После отставки в ноябре 1992 года Аркадий Мурашев, занимавший множество постов в тогдашних организациях вроде «Демократической России», занялся партстроительством: вместе с Сергеем Юшенковым и другими демократами работал над созданием партии, которая позднее станет называться «Демократический выбор России».

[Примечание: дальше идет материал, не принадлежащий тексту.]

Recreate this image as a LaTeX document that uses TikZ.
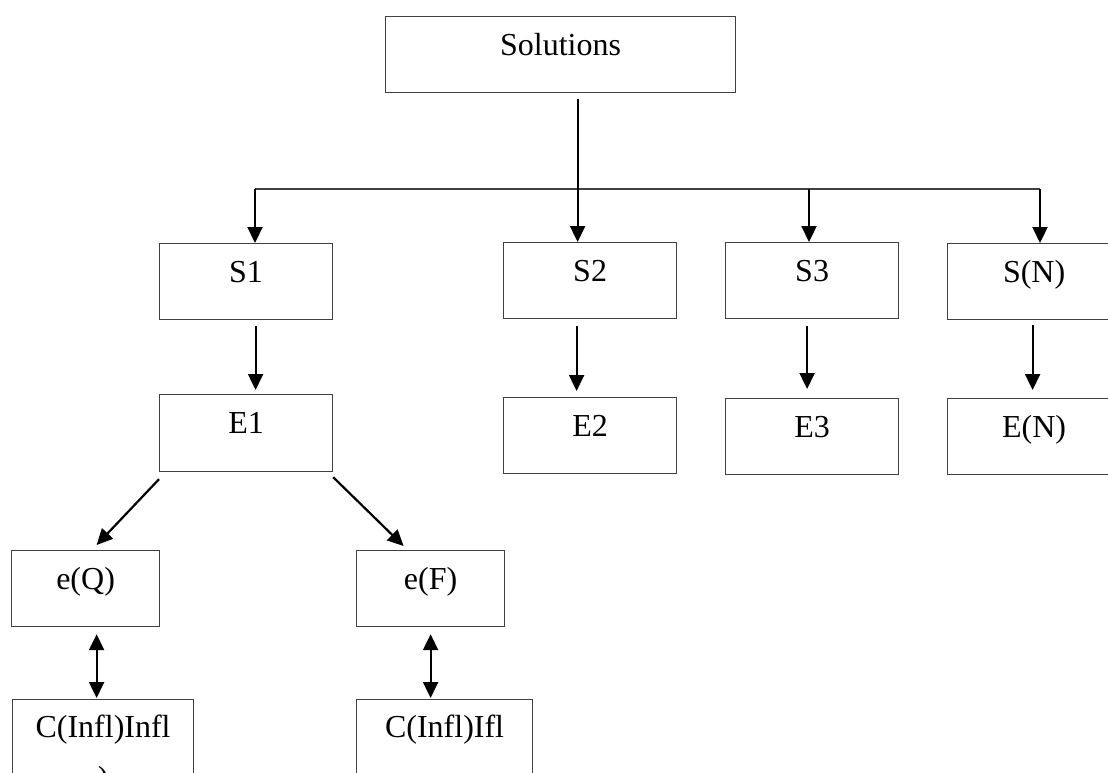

– По конституции выборы нового Съезда народных депутатов должны были пройти в 1995 году, и мы уже тогда начали подготовку к этим выборам. Предположить, что Ельцин все-таки разгонит Верховный совет и поменяет конституцию, мы тогда не могли. Я до сих пор уверен, что даже в той конфликтной обстановке можно было нормально дотянуть до новых выборов. Когда в августе 1993 года Ельцин снова назначил Гайдара первым вице-премьером, мы думали, что это делается с прицелом на выборы 1995 года, - это уже потом Ельцин будет говорить, что назначение Гайдара было первым шагом к Указу номер 1400. До сих пор не понимаю, что Ельцина подвигло на разгон парламента. Скорее всего, какие-то спецслужбистские штучки, то есть что-то вроде докладов ЦРУ об оружии массового уничтожения в Ираке. Ельцина могли напугать как-нибудь. Сказать ему, например, что Хасбулатов готовит на него покушение. Сейчас уже никто этого узнать не может. А может быть, все это было цепочкой случайностей. В отношениях Ельцина с парламентом вообще было очень много случайного. С чего, например, начался конфликт с Верховным советом? В 1991 году, в феврале, шестеро заместителей Ельцина выступили против него, Светлана Горячева с трибуны обращение зачитывала. Чем они были недовольны? Тем, что все они были заместителями Ельцина, но почему-то все решал Бурбулис. Мне кажется, многих конфликтов можно было избежать, кто-то обижался на Ельцина из-за того, что одному депутату дали хорошую машину, а другому плохую, кто-то еще из-за чего-то настолько же ерундового. А Ельцин просто не хотел идти ни на какой диалог.